Она пробыла у меня до утра, заснула на гостевой кровати, неприлично узкой, зато свободной и без платков. Она говорила со мной о каких-то глупостях. Она говорила мне… стихи. Но тот день закончился, перевалился в холодное утро. Я встал, накинул мантию, вычесал волосы и принял вид здорового человека. Мы расстались, трость звонко стучала на лестнице, чуть громче её каблучков, распрощались и боле не виделись. Я даже не помню, успел ли поблагодарить. Не помню. Помню, как уходила, как обнимала кошку, как улыбалась, сконфуженно и робко. Помню лишь для того, чтобы забыть, и после встретить Килвина, послушать извинения, получить в подарок палку жирной колбасы. Мы с ним, как оказалось, ссорились. Что ж ладно, колбасу я взял. Лучше бы не брал! Теперь он шастает по моей квартире столь часто, сколь ему захочется, хохочет басом, кипятит подарочный чай и говорит, говорит про себя, про симфонии, про свидания! Я ухожу из дому раньше, чем требуется, брожу по этому, болезненно зябкому, городу, я возвращаюсь, позже, чем того хочется. Чтобы потом на Белой площади встретить её. Хотя дважды такие глупости не повторяются.

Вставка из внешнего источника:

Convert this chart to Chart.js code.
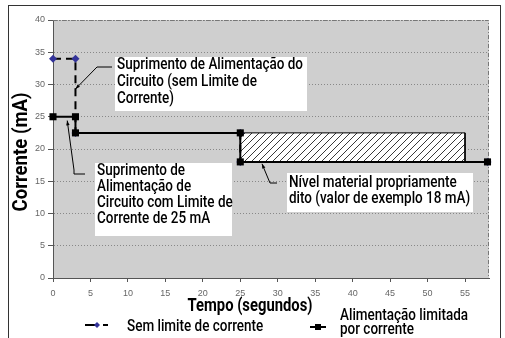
<!DOCTYPE html>
<html>
<head>
<meta charset="utf-8">
<script src="https://cdn.jsdelivr.net/npm/chart.js@4.4.1/dist/chart.umd.min.js"></script>
<style>
html,body{margin:0;padding:0;background:#fff;}
#wrap{width:505px;height:338px;position:relative;}
</style>
</head>
<body>
<div id="wrap"><canvas id="c" width="505" height="338"></canvas></div>
<script>
// ---- data ----
const timeNoLimit = [0, 3, 3, 25, 25, 58];
const currentNoLimit = [34, 34, 22.5, 22.5, 18, 18];
const timeLimited = [0, 3, 3, 25, 25, 58];
const currentLimited = [25, 25, 22.5, 22.5, 18, 18];
const bandTime = [25, 55, 55];
const bandCurrent = [22.5, 22.5, 18];
const bandBase = 18;
const xTickValues = [0, 5, 10, 15, 20, 25, 30, 35, 40, 45, 50, 55];
const yTickValues = [0, 5, 10, 15, 20, 25, 30, 35, 40];
const seriesNames = ['Sem limite de corrente', 'Alimentação limitada por corrente'];
const xTitle = 'Tempo (segundos)';
const yTitle = 'Corrente (mA)';
const note1 = ['Suprimento de Alimentação do', 'Circuito (sem Limite de', 'Corrente)'];
const note2 = ['Suprimento de', 'Alimentação de', 'Circuito com Limite de', 'Corrente de 25 mA'];
const note3 = ['Nível material propriamente', 'dito (valor de exemplo 18 mA)'];

const FONT = "Roboto, 'Liberation Sans', sans-serif";

function pts(xs, ys) { return xs.map((x, i) => ({x: x, y: ys[i]})); }

// hatch pattern
const pc = document.createElement('canvas');
pc.width = 7; pc.height = 7;
const pctx = pc.getContext('2d');
pctx.fillStyle = '#ffffff'; pctx.fillRect(0, 0, 7, 7);
pctx.strokeStyle = '#222'; pctx.lineWidth = 0.9;
pctx.beginPath();
pctx.moveTo(-1, 8); pctx.lineTo(8, -1);
pctx.moveTo(-1, 1); pctx.lineTo(1, -1);
pctx.moveTo(6, 8); pctx.lineTo(8, 6);
pctx.stroke();
const hatch = document.getElementById('c').getContext('2d').createPattern(pc, 'repeat');

const decor = {
  id: 'decor',
  beforeDraw(chart) {
    const ctx = chart.ctx, a = chart.chartArea;
    ctx.save();
    ctx.fillStyle = '#ffffff';
    ctx.fillRect(0, 0, chart.width, chart.height);
    ctx.strokeStyle = '#333';
    ctx.lineWidth = 1;
    ctx.strokeRect(8.5, 5.5, 492, 340);
    ctx.fillStyle = '#cfcfcf';
    ctx.fillRect(a.left, a.top, a.right - a.left, a.bottom - a.top);
    ctx.restore();
  },
  beforeDatasetsDraw(chart) {
    const ctx = chart.ctx, a = chart.chartArea;
    ctx.save();
    ctx.strokeStyle = '#777';
    ctx.lineWidth = 1;
    ctx.setLineDash([4, 2, 1, 2]);
    ctx.beginPath();
    ctx.moveTo(a.left, a.top + 0.5); ctx.lineTo(a.right - 0.5, a.top + 0.5);
    ctx.lineTo(a.right - 0.5, a.bottom);
    ctx.stroke();
    ctx.restore();
  },
  afterDraw(chart) {
    const ctx = chart.ctx;
    const xs = chart.scales.x, ys = chart.scales.y;
    const X = v => xs.getPixelForValue(v), Y = v => ys.getPixelForValue(v);
    ctx.save();

    // condensed text helper
    function drawText(t, x, y, sx, align) {
      ctx.save();
      ctx.translate(x, y);
      ctx.scale(sx, 1);
      ctx.textAlign = align || 'left';
      ctx.fillText(t, 0, 0);
      ctx.restore();
    }
    ctx.textBaseline = 'alphabetic';
    ctx.fillStyle = '#000';

    // axis titles
    ctx.font = "bold 18px " + FONT;
    const sxX = 125 / ctx.measureText(xTitle).width;
    drawText(xTitle, 250, 311, sxX, 'center');
    ctx.font = "bold 20px " + FONT;
    const sxY = 119 / ctx.measureText(yTitle).width;
    ctx.save();
    ctx.translate(27, 152);
    ctx.rotate(-Math.PI / 2);
    drawText(yTitle, 0, 0, sxY, 'center');
    ctx.restore();

    ctx.font = "500 16px " + FONT;
    const sx = 186 / ctx.measureText(note1[0]).width;

    function box(x, y, w, h, lines, first, lh) {
      ctx.fillStyle = '#fff';
      ctx.fillRect(x, y, w, h);
      ctx.fillStyle = '#000';
      lines.forEach((t, i) => drawText(t, x + 2, y + first + lh * i, sx, 'left'));
    }
    function leader(ptsArr) {
      ctx.strokeStyle = '#000';
      ctx.lineWidth = 1;
      ctx.setLineDash([]);
      ctx.beginPath();
      ctx.moveTo(ptsArr[0][0], ptsArr[0][1]);
      for (let i = 1; i < ptsArr.length; i++) ctx.lineTo(ptsArr[i][0], ptsArr[i][1]);
      ctx.stroke();
      const [x0, y0] = ptsArr[0], [x1, y1] = ptsArr[1];
      const ang = Math.atan2(y0 - y1, x0 - x1);
      ctx.fillStyle = '#000';
      ctx.beginPath();
      ctx.moveTo(x0, y0);
      ctx.lineTo(x0 - 5 * Math.cos(ang - 0.35), y0 - 5 * Math.sin(ang - 0.35));
      ctx.lineTo(x0 - 5 * Math.cos(ang + 0.35), y0 - 5 * Math.sin(ang + 0.35));
      ctx.closePath();
      ctx.fill();
    }
    box(115, 57, 192, 54, note1, 12, 17);
    box(95, 163, 137, 73, note2, 12, 16);
    box(287, 173, 186, 39, note3, 14, 15.5);
    leader([[X(3), Y(29.3)], [97, 67], [112, 67]]);
    leader([[X(1.9), Y(24.4)], [74, 170], [74, 174], [85, 174]]);
    leader([[X(27.9), Y(17.7)], [270, 183], [277, 183]]);

    // legend
    const d0 = chart.data.datasets[0], d1 = chart.data.datasets[1];
    ctx.lineWidth = 2;
    ctx.strokeStyle = '#000';
    ctx.beginPath(); ctx.moveTo(85, 325); ctx.lineTo(95, 325); ctx.moveTo(103, 325); ctx.lineTo(108, 325); ctx.stroke();
    ctx.fillStyle = d0.pointBackgroundColor;
    ctx.beginPath(); ctx.moveTo(97, 322); ctx.lineTo(100, 325); ctx.lineTo(97, 328); ctx.lineTo(94, 325); ctx.closePath(); ctx.fill();
    ctx.strokeStyle = '#000';
    ctx.beginPath(); ctx.moveTo(310, 327); ctx.lineTo(326, 327); ctx.stroke();
    ctx.fillStyle = d1.pointBackgroundColor;
    ctx.fillRect(315, 324, 6, 6);
    ctx.fillStyle = '#000';
    ctx.font = "500 16px " + FONT;
    drawText(seriesNames[0], 127, 331, sx, 'left');
    drawText('Alimentação limitada', 340, 320, sx, 'left');
    drawText('por corrente', 340, 334, sx, 'left');
    ctx.restore();
  }
};

new Chart(document.getElementById('c'), {
  type: 'scatter',
  data: {
    datasets: [
      {
        label: seriesNames[0],
        data: pts(timeNoLimit, currentNoLimit),
        showLine: true,
        clip: false,
        borderColor: '#000',
        borderWidth: 2,
        borderDash: [8, 5],
        pointStyle: 'rectRot',
        pointRadius: 4,
        pointBackgroundColor: '#333399',
        pointBorderColor: '#333399',
        pointBorderWidth: 0,
        order: 2
      },
      {
        label: seriesNames[1],
        data: pts(timeLimited, currentLimited),
        showLine: true,
        clip: false,
        borderColor: '#000',
        borderWidth: 2,
        pointStyle: 'rect',
        pointRadius: 5,
        pointBackgroundColor: '#000',
        pointBorderColor: '#000',
        pointBorderWidth: 0,
        order: 1
      },
      {
        label: 'band',
        data: pts(bandTime, bandCurrent),
        showLine: true,
        borderColor: '#000',
        borderWidth: 1,
        backgroundColor: hatch,
        fill: {value: bandBase},
        pointRadius: 0,
        order: 3
      }
    ]
  },
  options: {
    responsive: false,
    animation: false,
    devicePixelRatio: 1,
    layout: {padding: {left: 0, top: 20, right: 16, bottom: 0}},
    plugins: {legend: {display: false}, tooltip: {enabled: false}},
    scales: {
      x: {
        type: 'linear',
        min: 0, max: 58.2,
        afterFit(s) { s.height = 60; },
        afterBuildTicks(s) { s.ticks = xTickValues.map(v => ({value: v})); },
        grid: {drawOnChartArea: false, drawTicks: true, tickLength: 4, color: '#555', tickColor: '#555'},
        border: {display: true, color: '#555', width: 1},
        ticks: {padding: 6, color: '#666', font: {family: "'Liberation Sans', Arial, sans-serif", size: 9}, maxRotation: 0, autoSkip: false}
      },
      y: {
        type: 'linear',
        min: 0, max: 40,
        afterFit(s) { s.width = 53; },
        afterBuildTicks(s) { s.ticks = yTickValues.map(v => ({value: v})); },
        grid: {drawOnChartArea: true, drawTicks: true, tickLength: 5, color: '#888', tickColor: '#555', tickBorderDash: []},
        border: {display: true, color: '#555', width: 1, dash: [1, 2]},
        ticks: {padding: 3, color: '#666', font: {family: "'Liberation Sans', Arial, sans-serif", size: 9}}
      }
    }
  },
  plugins: [decor]
});
</script>
</body>
</html>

Я шёл уставший с этим дурацким несданным атласом, рассматривал фонари и рабочих, засевших на приставных лесенках с катушками праздничных гирлянд. На эти деньги вполне можно было отремонтировать дороги и кучу других вещей, но мне было приятно смотреть на глуповатые цветные всполохи, развешенные по другим улицам.
– Галвин! – она бросилась ко мне навстречу. Подбежала, перепрыгнула через люк. Её прекрасные чёрные волосы всё также пахли розами и жжёным сахаром, всё также струились – ночные облака, всё также, да на десять сантиметров короче. – Галвин, – она уткнулась носом в моё плечо, то ли хотела обнять, то ли просто не рассчитала шаг.
– Здравствуй.
Я же могу обнять её? Это было бы славно… Так мы и простояли, не касаясь, минуты три, у края площади, под колоннадой, под взором толстого мраморного льва. Аннушка. Её голова коснулась моего подбородка, коснулась, чтобы отпрянуть.
– Ты не спешишь?
– Нет, – я промычал, отдаляясь. Я спешил: нужно сдать атлас, купить масло, забросить письмо.
– Прогуляйся со мной? Мне нужно, – она совсем смутилась. Её голос, и без того тихий, почти погас в городских шорохах, – чтобы кто-нибудь погулял со мной.
Я опешил, я бы никогда, ни при каких обстоятельствах, не смог попросить.
– Да.
Аннушка улыбнулась и взяла меня под руку. И только сейчас я заметил, что она без кошки. Как она вообще сюда дошла?
– Ты больше не кашляешь?
– Практически, – я тоже улыбнулся. – Куда нам идти?
– К реке. Вон за той аркой направо, чтобы по скверу, потом вдоль канала, потом к толстому фонарю.
И всё же, как она оказалась одна в центре города?
– А где Велька?
– Дома. В то место, куда я шла, нельзя с животными. Я не задерживаю тебя?
– Нет.
Лесенки рабочих ладно скакали вдоль длинных стен, цеплялись к карнизам, царапали барельефы. Потемневшие от сажи, пыли и долгих дождей фасады, будто бы оживали или просто умело делали вид, то ли мёртвые, то ли больные, а внутри – чёрные-черные трубы, грязные кирпичи и оставленный с лета цветочный горшок. Внутри дворики, лавки, бельевые растяжки, дети и чей-то полосатый кот.